Observability and SRE

Observability is a fundamental aspect of Site Reliability Engineering (SRE). These two concepts share a lot of the similar goals of ensuring reliability and performance of software systems. The three pillars of observability — logs, metrics, and traces — are widely used in both disciplines to operate and maintain complex systems.

What is observability

Observability is the ability to gain insights into the internal state of applications as well as the health of the overall system. This is achieved by collecting and analyzing data such as logs, metrics, and traces. The goal of observability is to understand the system’s health beyond simply collecting data and alerting on issues.

What is SRE

SRE is a discipline pioneered by Google as they codified best practices for service reliability into a specialized role. SRE combines aspects of software development processes and IT operations into a set of practices and tools to scale, maintain, and operate large systems.

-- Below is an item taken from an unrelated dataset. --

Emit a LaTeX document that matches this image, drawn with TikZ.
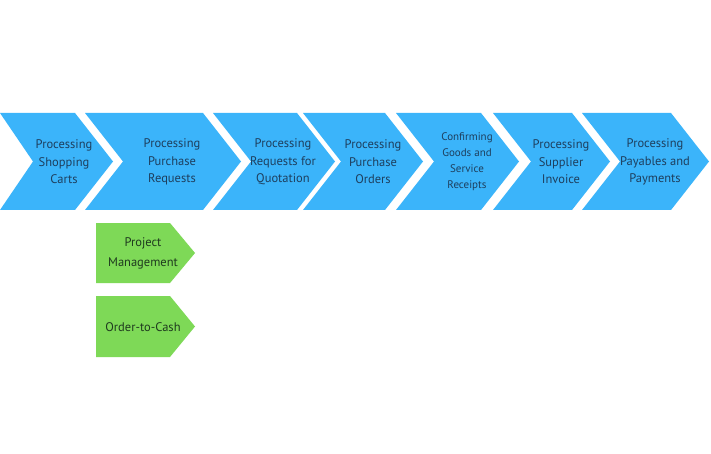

These key principles include:

  • Monitoring: SRE measures service-level indicators (SLIs), service-level objectives (SLOs), and service-level agreements (SLAs) to benchmark performance and reliability targets.
  • Automation: SRE implements policies and checks to promote automation throughout every stage of the software development process. Monitoring is embedded into the build process, and system resilience is prioritized.
  • Reliability: SRE practices advocate for a smaller set of changes to reduce risks introduced by new features.

How does observability relate to SRE

Observability provides the data and tools necessary for SRE to function properly. For example, SRE teams can measure system reliability by collecting the following metrics: latency, traffic, errors, and saturation (commonly known as the Four Golden Signals).

Observability can help surface data to measure service-level indicators such as uptime, system throughput, or response times.

SRE teams also need logs and traces to respond to outages and problems in a timely manner.

Finally, data from observability tools influences decisions for capacity planning and scaling to deal with fluctuating demand.

Observability and SRE work in tandem to provide numerous benefits to software engineering teams. An SRE team with better observability can collaborate with development and operations teams to build and maintain more reliable and performant systems.

In turn, customers can expect better system outcomes, while development teams can focus on continually improving their product.